Oysa hepimiz biliyoruz ki, emekli insanlar kendi çalıştıkları süreler
boyunca yaptıkları yatırımlardan ödenmektedirler. Emeklilerin maaşları,
analarının ak sütü gibi helaldir. Hatta hak ettiklerinden azını maaş olarak
almaktadırlar. O kadar ki binlerce emekli, asgari ücretin altında ödenmektedir.
Hem de en çok rahat etmeleri gereken, sağlık gibi kişisel harcamalarının en
fazla olduğu, kendilerinden sonraki kuşaklara en çok yardım etmek isteyecekleri
dönemde!
***
Sosyal Sigortalar Dairesi onyıllardan beridir gelir-gider dengesinin bozuk
olması ile anılmaktadır! Tüm rejim partilerinin bu soruna “buldukları” çözümler
ise: Faizi ile ödemek üzere borç almak, emeklilik yaşını arttırmak veya
sigortalılara yapılacak ödemeleri (hastalık, kaza, hamilelik, emeklilik vb)
azaltmak olmuştur. Yani rejim partileri gelirleri arttırmaya değil, giderleri
azaltmaya odaklanarak çözüm yaratmaya çalışmaktadır! Giderleri azaltmak,
faturayı emekçilere kesmek anlamına gelir. Asgari Ücret’ten az maaş alan
emekliler gerçeği de bunun sonucudur! Oysa gelirleri arttırmak, bedeli
sermayeye ödetmeyi gerektirir. İşte hiçbir rejim partisinin yapamayacağı şey de
budur!
Gelir sorununun temel nedenlerinden biri, patronların (kktc vatandaşları
dahil) işçilerini sigortaya kaydetmemesi, kaydettikleri işçilerin yatırımlarını
yapmaması ve yatırım yaptıkları zaman da bunu gerçek maaşlardan göstermemesidir!
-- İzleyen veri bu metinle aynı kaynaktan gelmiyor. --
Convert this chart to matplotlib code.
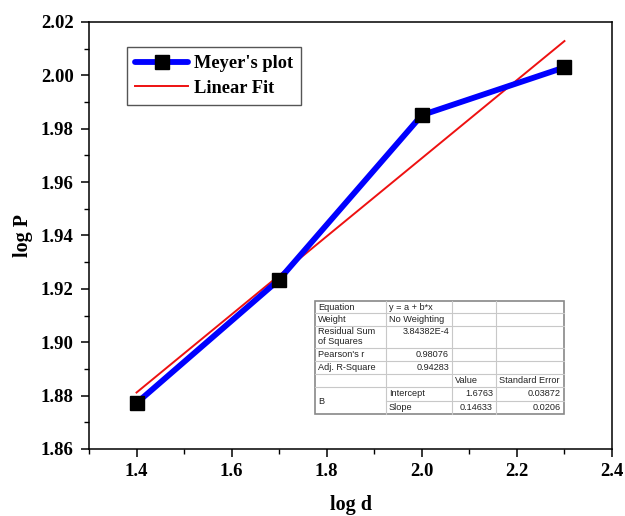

Sosyal Sigortalar Dairesi’nin tahsilat sorunu vardır! Ancak bunun giderilmesi
için Yasa’da var olan İdari Para Cezası uygulanmamaktadır. 1976 yılından
beridir, hemen tüm rejim partileri tarafından yönetilmiş olan Daire tek bir
patrona, tek bir ceza yazmamıştır! Hükümet olmakla “iktidar olmak” arasındaki
farkı anlayamayanlar için bundan daha iyi bir örnek bulmak güçtür! Bağımsızlık
Yolu bu konuyu defalarca gündeme getirmiş, Sigortalar önünde hem UBP hem TDP
bakanlıkları döneminde basın açıklamaları yapmış ama hiçbir yanıt alamamıştır!
***
Tahsilat sorunu böylesine kangrenleşmiş bir durumdayken, hangi rejim
partisinin hükümette olduğuna bakılmaksızın ortalama iki-üç yılda bir
patronların birikmiş prim borçlarına af uygulayan,yani sigorta borçlarını
ödemeyen patronların faizleri silinen de rejim partileridir! Dahası 2007
yılında CTP tarafından geçirilmiş olan sözde Sosyal Güvenlik Yasası’ndan sonra,
yasal sıkıntı olduğu gerekçesiyle, kamu emekçileri dahil hiçbir emekçinin ek
mesai ödemeleri için yatırım alınmamaktadır!